#### Material:
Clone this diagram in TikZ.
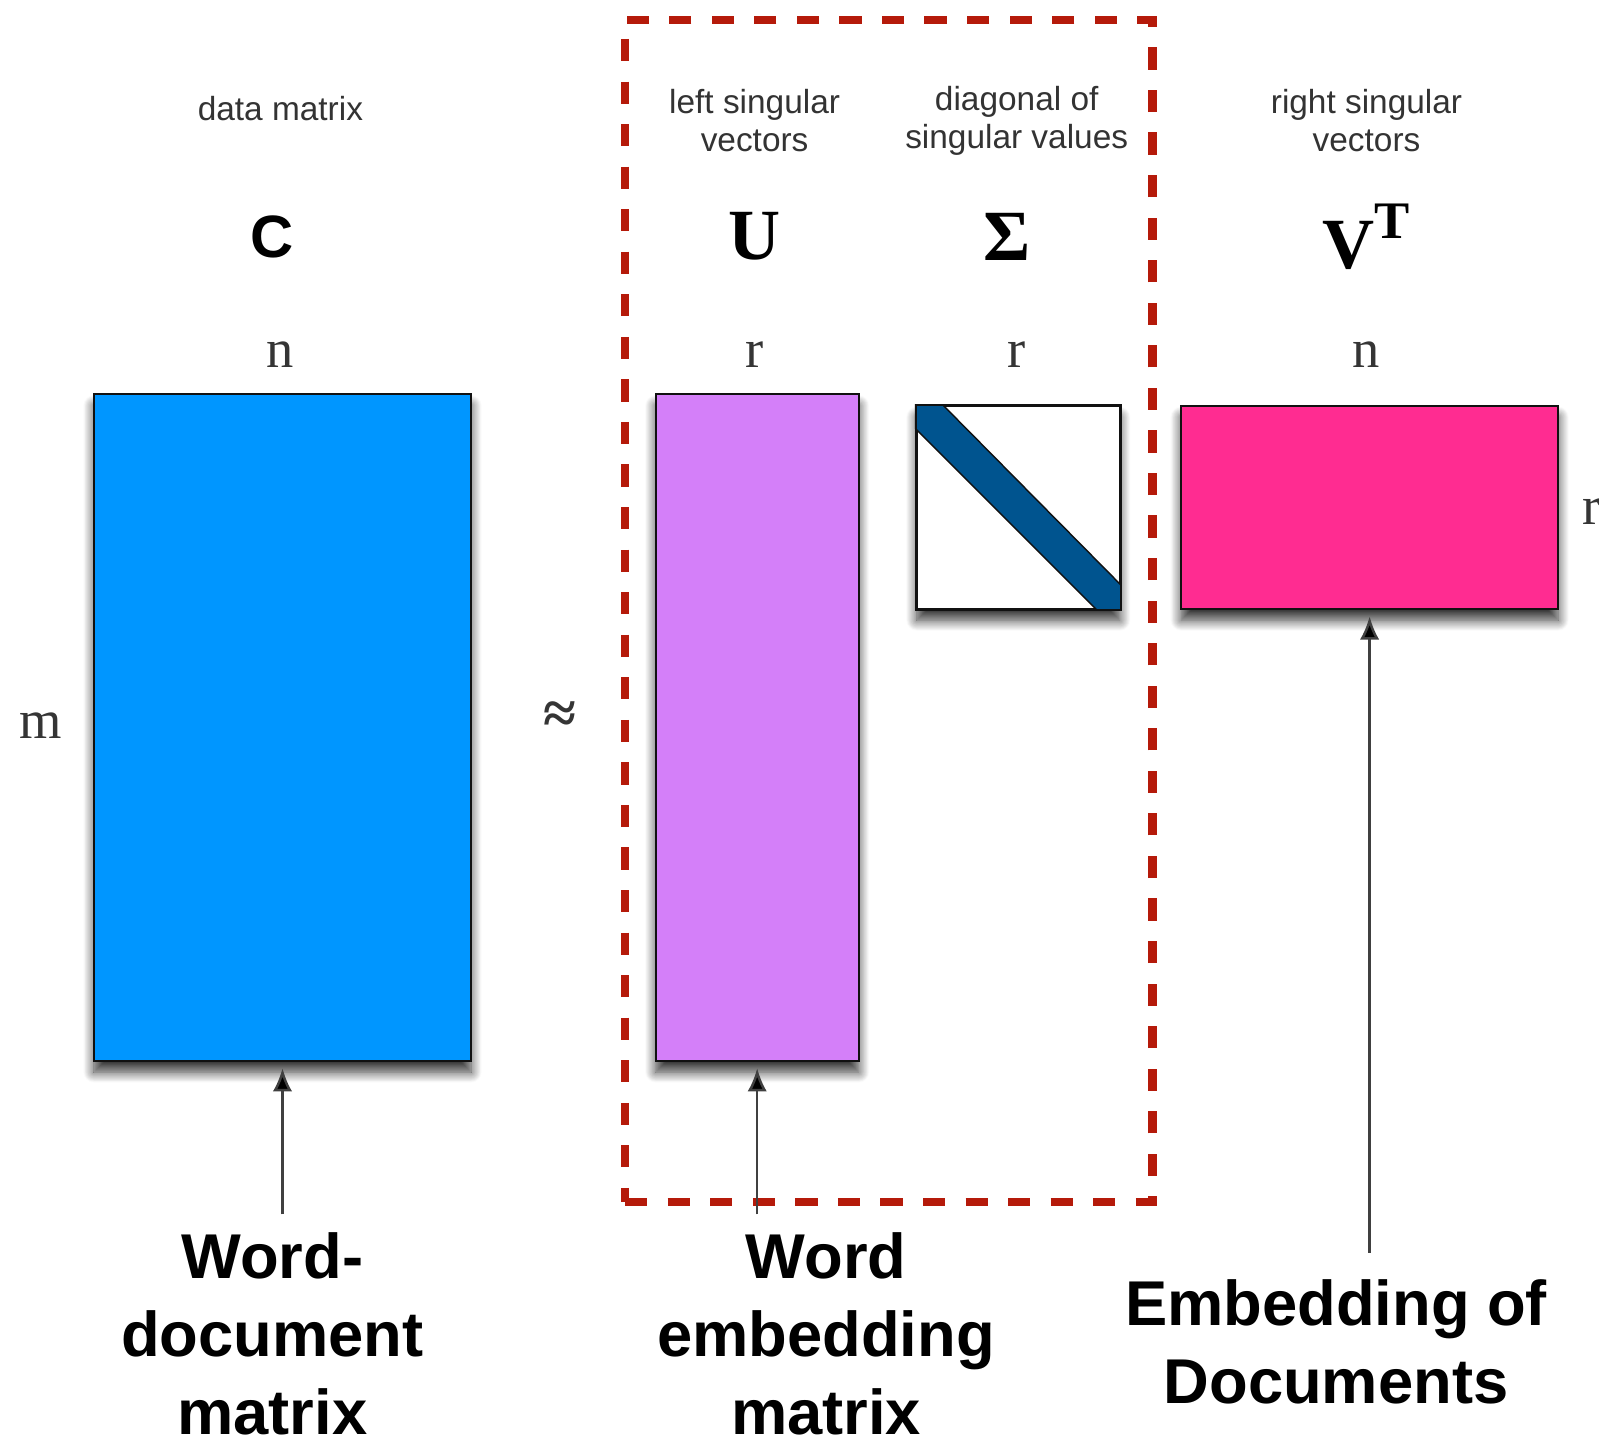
\documentclass[tikz,border=0pt]{standalone}
\usepackage{fontspec}
\setmainfont{Liberation Serif}
\setsansfont{Liberation Sans}
\usetikzlibrary{arrows.meta,positioning,shadows.blur}
\definecolor{ink}{HTML}{111111}
\definecolor{caption}{HTML}{333333}
\definecolor{cblue}{HTML}{0096FF}
\definecolor{cviolet}{HTML}{D47FF9}
\definecolor{cpink}{HTML}{FF2C91}
\definecolor{cdiag}{HTML}{00548F}
\definecolor{cred}{HTML}{B51A0A}
\tikzset{
  matbox/.style={draw=ink,line width=0.6pt,fill=#1,inner sep=0pt,blur shadow={shadow xshift=0pt,shadow yshift=-3.2pt,shadow blur radius=3pt,shadow blur steps=12,shadow opacity=80}},
  note/.style={font=\sffamily\fontsize{9.5}{10.7}\selectfont,text=caption,align=center,inner sep=0pt},
  dimlabel/.style={font=\fontsize{15.5}{16}\selectfont,text=ink!85,inner sep=0pt},
  symb/.style={font=\bfseries\fontsize{20.5}{21}\selectfont,inner sep=0pt},
  biglabel/.style={font=\sffamily\bfseries\fontsize{18}{22.2}\selectfont,align=center,inner sep=0pt},
  pointer/.style={-{Latex[length=6.6pt,width=5.5pt,fill=black]},line width=0.7pt,draw=black!75,shorten <=7.5pt,shorten >=1.8pt},
  svdframe/.style={draw=cred,line width=2.4pt,dash pattern=on 6.3pt off 5.8pt,inner sep=0pt}
}
\begin{document}
\begin{tikzpicture}[x=0.01cm,y=-0.01cm]
    \useasboundingbox (0,0) rectangle (1599,1446);

    % the four matrices
    \node[matbox=cblue,minimum width=3.77cm,minimum height=6.66cm] (C) at (282.5,727.6) {};
    \node[matbox=cviolet,minimum width=2.03cm,minimum height=6.66cm] (U) at (757.2,727.6) {};
    \node[matbox=white,minimum width=2.03cm,minimum height=2.03cm] (S) at (1018.3,507.4) {};
    \node[matbox=cpink,minimum width=3.77cm,minimum height=2.03cm] (V) at (1369.6,507.4) {};
    \fill[cdiag,draw=ink,line width=0.4pt] (S.north west) -- ([xshift=0.27cm]S.north west) -- ([yshift=0.25cm]S.south east)
      -- (S.south east) -- ([xshift=-0.24cm]S.south east) -- ([yshift=-0.24cm]S.north west) -- cycle;
    \draw[ink,line width=0.6pt] (S.north west) rectangle (S.south east);

    % U and Sigma together
    \node[svdframe,minimum width=5.27cm,minimum height=11.81cm] (svd) at (888.8,610.9) {};

    \node[note] (cnote) at (280.4,109) {data matrix};
    \node[note] (unote) at (754.6,120.8) {left singular\\vectors};
    \node[note] (snote) at (1016.7,120.8) {diagonal of\\singular values};
    \node[note] (vnote) at (1366.5,120.8) {right singular\\vectors};

    \node[font=\sffamily\bfseries\fontsize{17}{17}\selectfont,inner sep=0pt] (csym) at (272.3,236.6) {C};
    \node[symb] (usym) at (754.6,236.6) {U};
    \node[symb] (ssym) at (1007.5,236.6) {Σ};
    \node[symb] (vsym) at (1366.5,236.6) {V\raisebox{0.42em}{\fontsize{15}{15}\selectfont T}};

    \node[dimlabel] (cn) at (280.4,354.9) {n};
    \node[dimlabel] (cm) at (40.8,726) {m};
    \node[dimlabel,font=\bfseries\fontsize{17}{17}\selectfont] (approx) at (560,718) {≈};
    \node[dimlabel] (ur) at (754.6,354.9) {r};
    \node[dimlabel] (sr) at (1016.7,354.9) {r};
    \node[dimlabel] (vn) at (1366.5,354.9) {n};
    \node[dimlabel] (vr) at (1592,512) {r};

    \node[biglabel] (wdlabel) at (272.3,1334) {Word-\\document\\matrix};
    \node[biglabel] (welabel) at (826,1334) {Word\\embedding\\matrix};
    \node[biglabel] (edlabel) at (1336,1342) {Embedding of\\Documents};

    \draw[pointer,shorten <=5pt] (C.south |- wdlabel.north) -- (C.south);
    \draw[pointer,shorten <=5pt] (U.south |- welabel.north) -- (U.south);
    \draw[pointer] (V.south |- edlabel.north) -- (V.south);
\end{tikzpicture}
\end{document}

#### Stated problem:
Copy each line in full and exactly, omitting any picture.

#### Worked solution:
Clone this diagram in TikZ.
\documentclass[tikz,border=0pt]{standalone}
\usepackage{fontspec}
\setmainfont{Liberation Serif}
\setsansfont{Liberation Sans}
\usetikzlibrary{arrows.meta,positioning,shadows.blur}
\definecolor{ink}{HTML}{111111}
\definecolor{caption}{HTML}{333333}
\definecolor{cblue}{HTML}{0096FF}
\definecolor{cviolet}{HTML}{D47FF9}
\definecolor{cpink}{HTML}{FF2C91}
\definecolor{cdiag}{HTML}{00548F}
\definecolor{cred}{HTML}{B51A0A}
\tikzset{
  matbox/.style={draw=ink,line width=0.6pt,fill=#1,inner sep=0pt,blur shadow={shadow xshift=0pt,shadow yshift=-3.2pt,shadow blur radius=3pt,shadow blur steps=12,shadow opacity=80}},
  note/.style={font=\sffamily\fontsize{9.5}{10.7}\selectfont,text=caption,align=center,inner sep=0pt},
  dimlabel/.style={font=\fontsize{15.5}{16}\selectfont,text=ink!85,inner sep=0pt},
  symb/.style={font=\bfseries\fontsize{20.5}{21}\selectfont,inner sep=0pt},
  biglabel/.style={font=\sffamily\bfseries\fontsize{18}{22.2}\selectfont,align=center,inner sep=0pt},
  pointer/.style={-{Latex[length=6.6pt,width=5.5pt,fill=black]},line width=0.7pt,draw=black!75,shorten <=7.5pt,shorten >=1.8pt},
  svdframe/.style={draw=cred,line width=2.4pt,dash pattern=on 6.3pt off 5.8pt,inner sep=0pt}
}
\begin{document}
\begin{tikzpicture}[x=0.01cm,y=-0.01cm]
    \useasboundingbox (0,0) rectangle (1599,1446);

    % the four matrices
    \node[matbox=cblue,minimum width=3.77cm,minimum height=6.66cm] (C) at (282.5,727.6) {};
    \node[matbox=cviolet,minimum width=2.03cm,minimum height=6.66cm] (U) at (757.2,727.6) {};
    \node[matbox=white,minimum width=2.03cm,minimum height=2.03cm] (S) at (1018.3,507.4) {};
    \node[matbox=cpink,minimum width=3.77cm,minimum height=2.03cm] (V) at (1369.6,507.4) {};
    \fill[cdiag,draw=ink,line width=0.4pt] (S.north west) -- ([xshift=0.27cm]S.north west) -- ([yshift=0.25cm]S.south east)
      -- (S.south east) -- ([xshift=-0.24cm]S.south east) -- ([yshift=-0.24cm]S.north west) -- cycle;
    \draw[ink,line width=0.6pt] (S.north west) rectangle (S.south east);

    % U and Sigma together
    \node[svdframe,minimum width=5.27cm,minimum height=11.81cm] (svd) at (888.8,610.9) {};

    \node[note] (cnote) at (280.4,109) {data matrix};
    \node[note] (unote) at (754.6,120.8) {left singular\\vectors};
    \node[note] (snote) at (1016.7,120.8) {diagonal of\\singular values};
    \node[note] (vnote) at (1366.5,120.8) {right singular\\vectors};

    \node[font=\sffamily\bfseries\fontsize{17}{17}\selectfont,inner sep=0pt] (csym) at (272.3,236.6) {C};
    \node[symb] (usym) at (754.6,236.6) {U};
    \node[symb] (ssym) at (1007.5,236.6) {Σ};
    \node[symb] (vsym) at (1366.5,236.6) {V\raisebox{0.42em}{\fontsize{15}{15}\selectfont T}};

    \node[dimlabel] (cn) at (280.4,354.9) {n};
    \node[dimlabel] (cm) at (40.8,726) {m};
    \node[dimlabel,font=\bfseries\fontsize{17}{17}\selectfont] (approx) at (560,718) {≈};
    \node[dimlabel] (ur) at (754.6,354.9) {r};
    \node[dimlabel] (sr) at (1016.7,354.9) {r};
    \node[dimlabel] (vn) at (1366.5,354.9) {n};
    \node[dimlabel] (vr) at (1592,512) {r};

    \node[biglabel] (wdlabel) at (272.3,1334) {Word-\\document\\matrix};
    \node[biglabel] (welabel) at (826,1334) {Word\\embedding\\matrix};
    \node[biglabel] (edlabel) at (1336,1342) {Embedding of\\Documents};

    \draw[pointer,shorten <=5pt] (C.south |- wdlabel.north) -- (C.south);
    \draw[pointer,shorten <=5pt] (U.south |- welabel.north) -- (U.south);
    \draw[pointer] (V.south |- edlabel.north) -- (V.south);
\end{tikzpicture}
\end{document}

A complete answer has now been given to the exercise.